Sunday I spent the whole afternoon doing nothing but reading Aldous Huxley’s “Brave New World,” which I picked up from the regional house library. After finishing the book, I was struck by how unsettled it made me, as reminiscent as it was of certain aspects of my Peace Corps experience. The “civilized world” versus the “savage reservation,” the triumph of the mechanical over the emotional, the power of conditioning trumping instinct… all of it echoed with a strange parallel to the reality I am now living. Huxley’s description of the “savage reservation” in comparison to his futuristic “civilized England” made me think about the typical, fresh-out-of-college American PCV when he first sets foot in a remote African village, how like the Alpha Bernard Marx when he first sees the pueblo on the reservation, how like Beta Lenina Crowne when she witnesses their rain dance.

And how strange it is that I should still feel this way in 2009, that we should have such disparity between the “developed” and “developing” worlds. Huxley wrote in the 1930’s that he had projected this distopia for 600 years in the future. It’s more than scary then that not even a century has passed since his vision, and the world is already in such a divided state of advancement.

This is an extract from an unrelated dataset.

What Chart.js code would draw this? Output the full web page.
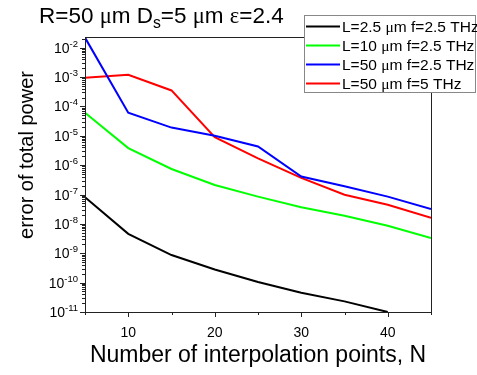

But progress is a relative term. Huxley’s words narrated by the Savage resonated with me, as he spoke of “really living” and of claiming the right to experience joy and sorrow, passion and pain, even though in the “civilized” world those emotions would be a recipe for disastrous “instability.” In this fictional far future, everyone is conditioned (from the earliest stages of fetal life) not to have strong feelings about anything or anyone, keeping everything in a “perfect” state of balance and stability. But I agree with what Huxley was saying - that you can only feel true joy if you’ve been to the depths of sorrow, can only experience real passion after temptation and self-denial.
So as tragic as it was, I understood how the Savage could not continue to live in the “civilized world” - because being a feeling person in an unfeeling world is living torture.

If progress means losing all sense of what it is to be alive, then I too would rather be “savage” than “civilized.”